Justice of the Indiana Supreme Court
- In office January 2, 1905 – January 2, 1911
- Preceded by: Alexander Dowling
- Succeeded by: Douglas J. Morris

= Oscar H. Montgomery =

American judge (1859–1936)

Oscar Hilton Montgomery (April 27, 1859 – May 5, 1936) was an American lawyer, politician, and judge who served as a justice of the Indiana Supreme Court from January 2, 1905, to January 2, 1911.

==Biography==
Montgomery was born on a farm near Seymour, Indiana. Montgomery's father, Theophilus Wylie Montgomery, was of Scottish descent and his mother, Susan Harriet Montgomery, was from New York.

Montgomery grew up on the family farm and was educated at local public schools before leaving to attend Hanover College, where he was part of the Sigma Chi fraternity. Graduating in 1881 from Hanover's classical studies department, Montgomery became a school teacher in Reddington while he began studying law. In 1884, he was admitted to the Indiana bar. He moved to Greenfield shortly before returning to his boyhood home of Seymour.

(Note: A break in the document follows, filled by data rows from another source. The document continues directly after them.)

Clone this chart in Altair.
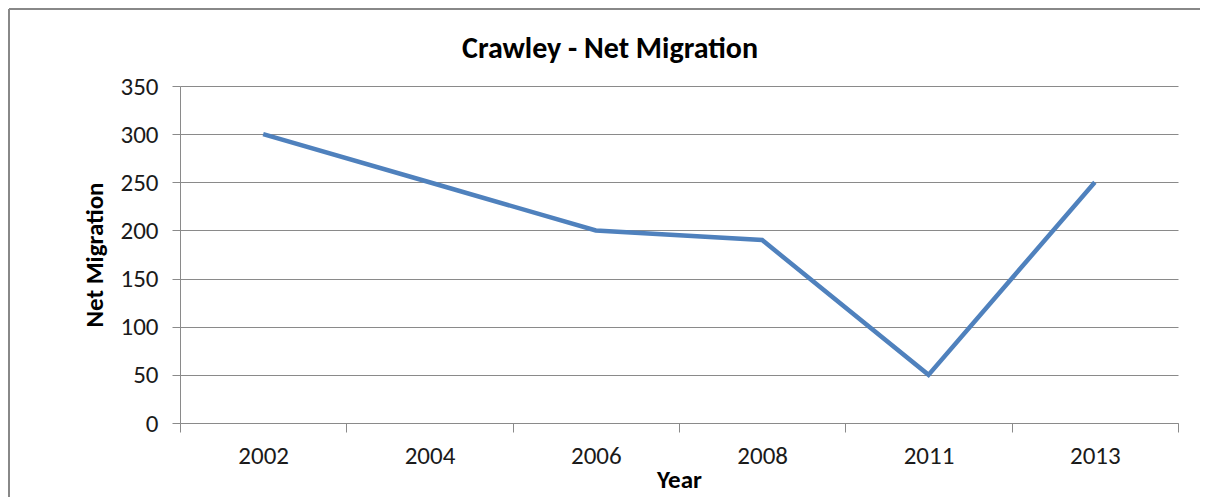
import altair as alt
import pandas as pd

years = ["2002", "2004", "2006", "2008", "2011", "2013"]
net_migration = [300, 250, 200, 190, 50, 250]
y_ticks = [0, 50, 100, 150, 200, 250, 300, 350]
chart_title = "Crawley - Net Migration"

df = pd.DataFrame({"Year": years, "Net Migration": net_migration})

FONT = "Carlito, Calibri, Lato, sans-serif"
GRID = "#8a8a8a"
W, H = 998, 337
TOP = 78

line = alt.Chart(df).mark_line(color="#4F81BD", strokeWidth=4.5).encode(
    x=alt.X(
        "Year:N",
        sort=years,
        scale=alt.Scale(type="band", paddingInner=0, paddingOuter=0),
        axis=alt.Axis(
            title="Year",
            tickBand="extent",
            grid=False,
            domainColor=GRID,
            tickColor=GRID,
            tickSize=9,
            labelPadding=11,
            labelAngle=0,
            labelFont=FONT,
            labelFontSize=25,
            labelColor="#1a1a1a",
            titleFont=FONT,
            titleFontSize=25,
            titleFontWeight="bold",
            titleColor="#000000",
            titleX=W / 2,
            titleY=64,
            titleBaseline="alphabetic",
        ),
    ),
    y=alt.Y(
        "Net Migration:Q",
        scale=alt.Scale(domain=[0, 350], nice=False),
        axis=alt.Axis(
            title="Net Migration",
            values=y_ticks,
            grid=True,
            gridColor=GRID,
            domainColor=GRID,
            tickColor=GRID,
            tickSize=8,
            labelPadding=14,
            labelFont=FONT,
            labelFontSize=25,
            labelColor="#1a1a1a",
            titleFont=FONT,
            titleFontSize=25,
            titleFontWeight="bold",
            titleColor="#000000",
            titleX=-78,
            titleY=H / 2,
            titleAngle=270,
            titleAlign="center",
            titleBaseline="alphabetic",
        ),
    ),
)

title_df = pd.DataFrame({"t": [chart_title]})
title = alt.Chart(title_df).mark_text(
    font=FONT, fontSize=30, fontWeight="bold", color="#000000",
    align="center", baseline="alphabetic"
).encode(
    text="t:N",
    x=alt.value(W / 2 - 69),
    y=alt.value(50 - TOP),
)

border_top = alt.Chart(title_df).mark_rule(stroke="#888888", strokeWidth=2).encode(
    x=alt.value(-171),
    x2=alt.value(W + 22),
    y=alt.value(1 - TOP),
)
border_left = alt.Chart(title_df).mark_rule(stroke="#888888", strokeWidth=2).encode(
    x=alt.value(-171),
    y=alt.value(1 - TOP),
    y2=alt.value(H + 74),
)

chart = alt.layer(border_top, border_left, line, title).properties(
    width=W,
    height=H,
    autosize=alt.AutoSizeParams(type="none"),
    padding={"left": 172, "top": TOP, "right": 22, "bottom": 74},
).configure_view(stroke=None)

chart.save("out.html", embed_options={"renderer": "svg", "actions": False})
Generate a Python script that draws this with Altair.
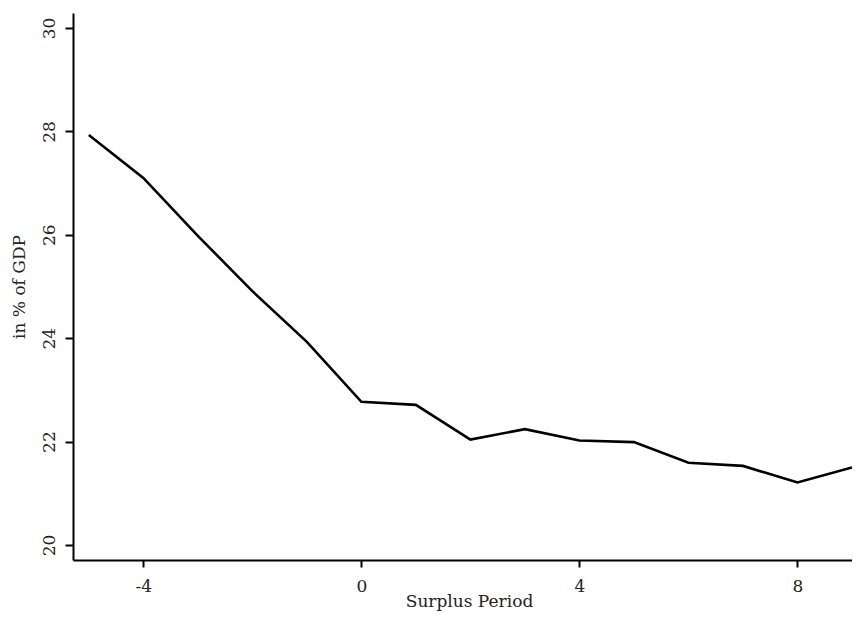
import altair as alt
import pandas as pd

periods = [-5, -4, -3, -2, -1, 0, 1, 2, 3, 4, 5, 6, 7, 8, 9]
values = [27.93, 27.10, 25.98, 24.91, 23.93, 22.77, 22.71, 22.04, 22.24,
          22.02, 21.99, 21.59, 21.53, 21.21, 21.50]
x_ticks = [-4, 0, 4, 8]
y_ticks = [20, 22, 24, 26, 28, 30]

df = pd.DataFrame({"period": periods, "value": values})

FONT = "DejaVu Serif"
TXT = "#222222"

chart = (
    alt.Chart(df)
    .mark_line(color="black", strokeWidth=2.6)
    .encode(
        x=alt.X(
            "period:Q",
            scale=alt.Scale(domain=[-5.29, 9.0], nice=False, zero=False),
            axis=alt.Axis(
                values=x_ticks,
                labelExpr="'' + datum.value",
                title="Surplus Period",
                grid=False,
                domainColor="black",
                domainWidth=2,
                tickColor="black",
                tickWidth=2,
                tickSize=7,
                labelPadding=11,
                labelFont=FONT,
                labelFontSize=17,
                labelColor=TXT,
                titleFont=FONT,
                titleFontSize=17,
                titleFontWeight="normal",
                titleColor=TXT,
                titleBaseline="alphabetic",
                titleAlign="center",
                titleX=396,
                titleY=46,
            ),
        ),
        y=alt.Y(
            "value:Q",
            scale=alt.Scale(domain=[19.71, 30.29], nice=False, zero=False),
            axis=alt.Axis(
                values=y_ticks,
                title="in % of GDP",
                grid=False,
                domainColor="black",
                domainWidth=2,
                tickColor="black",
                tickWidth=2,
                tickSize=8,
                labelAngle=-90,
                labelAlign="center",
                labelBaseline="alphabetic",
                labelPadding=11,
                labelFont=FONT,
                labelFontSize=17,
                labelColor=TXT,
                titleFont=FONT,
                titleFontSize=17,
                titleFontWeight="normal",
                titleColor=TXT,
                titlePadding=12,
            ),
        ),
    )
    .properties(
        width=779,
        height=547,
        background="white",
        autosize=alt.AutoSizeParams(type="none"),
        padding={"left": 65, "top": 5, "right": 0, "bottom": 51},
    )
    .configure_view(stroke="transparent", strokeWidth=0)
)

chart.save("out.html", embed_options={"renderer": "svg", "actions": False})
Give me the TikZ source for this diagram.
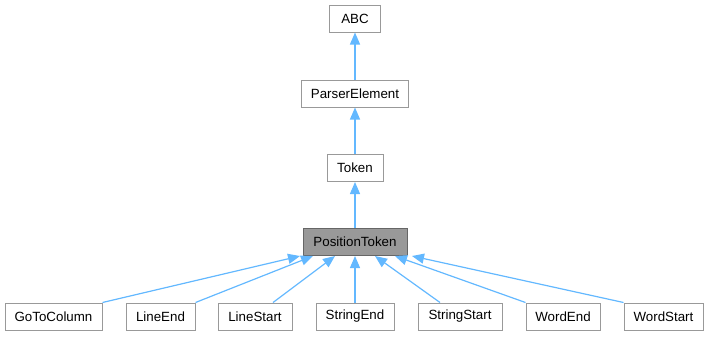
\documentclass[tikz,border=0pt]{standalone}
\usepackage{fontspec}
\setmainfont{Liberation Sans}
\usetikzlibrary{arrows.meta}
\definecolor{edgeblue}{HTML}{63B8FF}
\definecolor{boxgray}{HTML}{999999}
\definecolor{curgray}{HTML}{666666}

\begin{document}
\begin{tikzpicture}[x=0.75pt,y=-0.75pt,
  cls/.style={rectangle,draw=boxgray,fill=white,line width=0.75pt,inner sep=0pt,
    font=\fontsize{10}{12}\selectfont,minimum height=27*0.75pt,minimum width=#1*0.75pt},
  current/.style={draw=curgray,fill=boxgray},
  inherit/.style={draw=edgeblue,line width=0.9pt,-{Triangle[length=9pt,width=7.5pt]}}]
  \useasboundingbox (0,0) rectangle (710,336);
  \node[cls=51] (abc) at (355,18.5) {ABC};
  \node[cls=107] (pe) at (355,93.5) {ParserElement};
  \node[cls=56] (tok) at (355,168) {Token};
  \node[cls=104,current] (pos) at (355,242) {PositionToken};
  % derived classes
  \node[cls=97] (gtc) at (53.5,316.5) {GoToColumn};
  \node[cls=69] (le) at (160.5,316.5) {LineEnd};
  \node[cls=74] (ls) at (255,316.5) {LineStart};
  \node[cls=78] (se) at (355,316.5) {StringEnd};
  \node[cls=84] (ss) at (460,316.5) {StringStart};
  \node[cls=74] (we) at (563,316.5) {WordEnd};
  \node[cls=79] (ws) at (663.5,316.5) {WordStart};
  \path
   (pe.north) edge[inherit] (abc.south)
   (tok.north) edge[inherit] (pe.south)
   (pos.north) edge[inherit] (tok.south)
   (gtc.north east) edge[inherit] ([xshift=-41.25pt]pos.south)
   (le.north east) edge[inherit] ([xshift=-31.5pt]pos.south)
   ([xshift=13.5pt]ls.north) edge[inherit] ([xshift=-15pt]pos.south)
   (se.north) edge[inherit] (pos.south)
   ([xshift=-15pt]ss.north) edge[inherit] ([xshift=15pt]pos.south)
   (we.north west) edge[inherit] ([xshift=30pt]pos.south)
   (ws.north west) edge[inherit] ([xshift=42.75pt]pos.south);
\end{tikzpicture}
\end{document}
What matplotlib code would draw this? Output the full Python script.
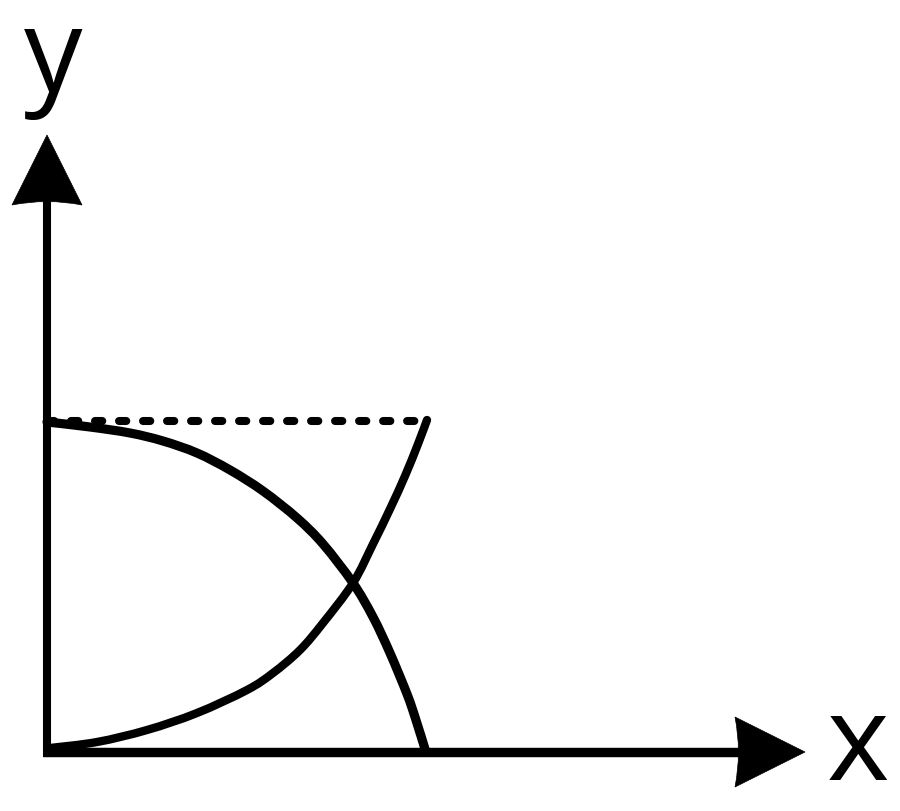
import matplotlib
matplotlib.use('Agg')
import matplotlib.pyplot as plt
from matplotlib import font_manager
from matplotlib.path import Path
from matplotlib.patches import PathPatch

# curve values (x right, y up, origin at the axes corner)
falling_x = [0, 43, 83, 116, 150, 183, 216, 250, 276, 306, 326, 343, 360, 368, 378]
falling_y = [330, 325, 319, 311, 299, 282, 261, 234, 208, 169, 135, 99, 58, 35, 3]

rising_x = [3, 50, 100, 150, 200, 226, 253, 276, 306, 326, 343, 358, 371, 380]
rising_y = [4, 10, 22, 39, 62, 79, 102, 129, 169, 208, 243, 276, 308, 332]

level_x = [0, 381]
level_y = [331, 331]

axis_labels = ['x', 'y']


def smooth_path(xs, ys):
    """Catmull-Rom style cubic path through the read points."""
    pts = list(zip(xs, ys))
    verts = [pts[0]]
    codes = [Path.MOVETO]
    for i in range(len(pts) - 1):
        p0 = pts[max(i - 1, 0)]
        p1 = pts[i]
        p2 = pts[i + 1]
        p3 = pts[min(i + 2, len(pts) - 1)]
        c1 = (p1[0] + (p2[0] - p0[0]) / 6, p1[1] + (p2[1] - p0[1]) / 6)
        c2 = (p2[0] - (p3[0] - p1[0]) / 6, p2[1] - (p3[1] - p1[1]) / 6)
        verts += [c1, c2, p2]
        codes += [Path.CURVE4] * 3
    return Path(verts, codes)


def arrow_head(ax, tip, direction, length=70, half_width=35, notch=7):
    """Filled arrow head with a slightly concave back."""
    tx, ty = tip
    dx, dy = direction
    px, py = -dy, dx
    bx, by = tx - dx * length, ty - dy * length
    verts = [
        (tx, ty),
        (bx + px * half_width, by + py * half_width),
        (bx + dx * notch, by + dy * notch),
        (bx - px * half_width, by - py * half_width),
        (tx, ty),
    ]
    codes = [Path.MOVETO, Path.LINETO, Path.CURVE3, Path.CURVE3, Path.CLOSEPOLY]
    ax.add_patch(PathPatch(Path(verts, codes), facecolor='black',
                           edgecolor='black', lw=0.5, zorder=4))


def pick_font(names):
    for name in names:
        try:
            font_manager.findfont(name, fallback_to_default=False)
            return name
        except ValueError:
            continue
    return 'DejaVu Sans'


fig = plt.figure(figsize=(9, 8.11), dpi=100)
ax = fig.add_axes([0, 0, 1, 1])
ax.set_xlim(-47, 853)
ax.set_ylim(-59, 752)
ax.axis('off')

# axes with arrows
ax.plot([0, 0], [-5, 560], color='black', lw=5.8, solid_capstyle='butt', zorder=3)
ax.plot([-4, 700], [0, 0], color='black', lw=6.8, solid_capstyle='butt', zorder=3)
arrow_head(ax, (0, 617), (0, 1))
arrow_head(ax, (758, 0), (1, 0))

# curves
ax.add_patch(PathPatch(smooth_path(falling_x, falling_y), fill=False,
                       edgecolor='black', lw=6.6, capstyle='round',
                       joinstyle='round', zorder=2))
ax.add_patch(PathPatch(smooth_path(rising_x, rising_y), fill=False,
                       edgecolor='black', lw=6.0, capstyle='round',
                       joinstyle='round', zorder=2))
ax.plot(level_x, level_y, color='black', lw=5.8, dashes=(0.9, 2.08),
        dash_capstyle='round', zorder=2)

font = pick_font(['Liberation Sans Narrow', 'Open Sans', 'Liberation Sans'])
ax.text(811, -28, axis_labels[0], fontsize=86, family=font,
        ha='center', va='baseline')
ax.text(6, 660, axis_labels[1], fontsize=84, family=font,
        ha='center', va='baseline')

fig.savefig('out.png', dpi=100, facecolor='white')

Back in Seymour, Montgomery opened up a private law practice and became involved in local politics as a Republican. In 1892, he was elected to serve on the Jackson county council. In 1896, he served as a delegate from Indiana to the 1896 Republican National Convention in St. Louis, Missouri. Montgomery served for ten years as Seymour's city attorney. He was also active in numerous local fraternal organizations, namely the Knights of Pythias and the Masonic Order, and was also a member of the private Columbia Club in Indianapolis. Montgomery was on the board of trustees for Hanover College and the First National Bank of Seymour. He presided over a state Committee on Uniform State Laws.

In 1904, Montgomery was elected to the Indiana Supreme Court to succeed Justice Alexander Dowling. He was succeeded to the court in 1911 by Justice Douglas J. Morris.

In 1886, Montgomery married Ida E. Harding and had four children. One of them, Theophilus Harlan Montgomery, was a Princeton University graduate and practiced law with his father in Seymour.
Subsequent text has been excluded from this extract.